The solar system's innermost planet, Mercury, is 36 million miles from the sun.

Planet formation mysteries

Based on what researchers have gleaned about the process of planet formation, it's not impossible to imagine a system that forms five Neptune-like planets, which wind up in the orbits these new planets inhabit, says Scott Kenyon, who studies star and plant formation at the Harvard-Smithsonian Center for Astrophysics in Cambridge, Mass.

"But it's not easy," he says.

The team, which includes scientists from nine European research facilities, used the 3.6-meter telescope at the European Southern Observatory's facility in La Silla, Chile, and a spectrograph named HARP, to monitor HD 10180 for signs of planets. The signs: tell-tale wobbles in the star's spectra as planets' gravity tug on the star as the planets orbit.

It took six years to gather the 190 observations needed to make the discovery.

The team estimates the age of the star, and hence its planetary system, at some 4.3 billion years old, just 300 million years younger than our solar system.

The HD 10180 system's formation remains a puzzle.

How did the planets get there?

The team notes that it's unlikely the planets formed in their current locations.

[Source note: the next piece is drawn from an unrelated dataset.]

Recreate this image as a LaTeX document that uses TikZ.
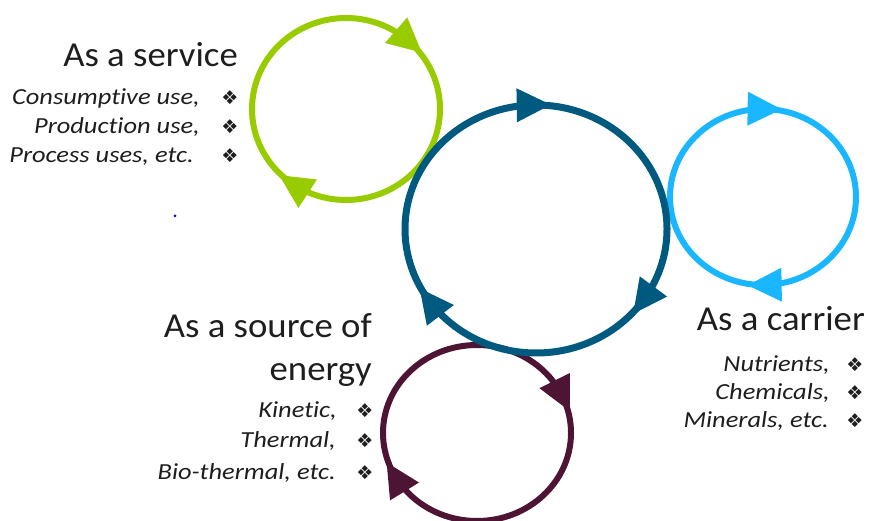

The dust disks around stars from which planets form – at least disks observed so far – don't contain enough material at around 1 AU to form the troupe the European team found.

The alternative is the usual explanation for such massive planets: that they formed outside the system's so-called frost line – the general boundary beyond which water vapor and other gases in the primordial disk condense directly into ice grains – as they have in our solar system. Then they migrated inward.

But if that was the case in the HD 10180 system, it's hard to see how they could perform a neat bit of formation flying to all migrate toward the star together, while at the same time accumulating the large masses they now display.

"This is sort of a Goldilocks kind of thing," Dr. Kenyon explains. The mass in the primordial disk has only three broad places it can go, or "sinks": some of the mass falls onto the star, some of it evaporates when photons from the star smack it, and some of the mass forms planets.

If those three factors are "balanced just right, you could imagine making a bunch of Neptunes, and then the disk goes away," so there's not quite enough mass left to make these become larger Jupiter-like planet, Kenyon says. For all the advancements in understanding solar system formation, "we still don't know how all of these sinks work off one another."

"This kind of a system, and others like it if they can find them, will really provide a test" for theories about how primordial disks around stars evolve to form planets, he says.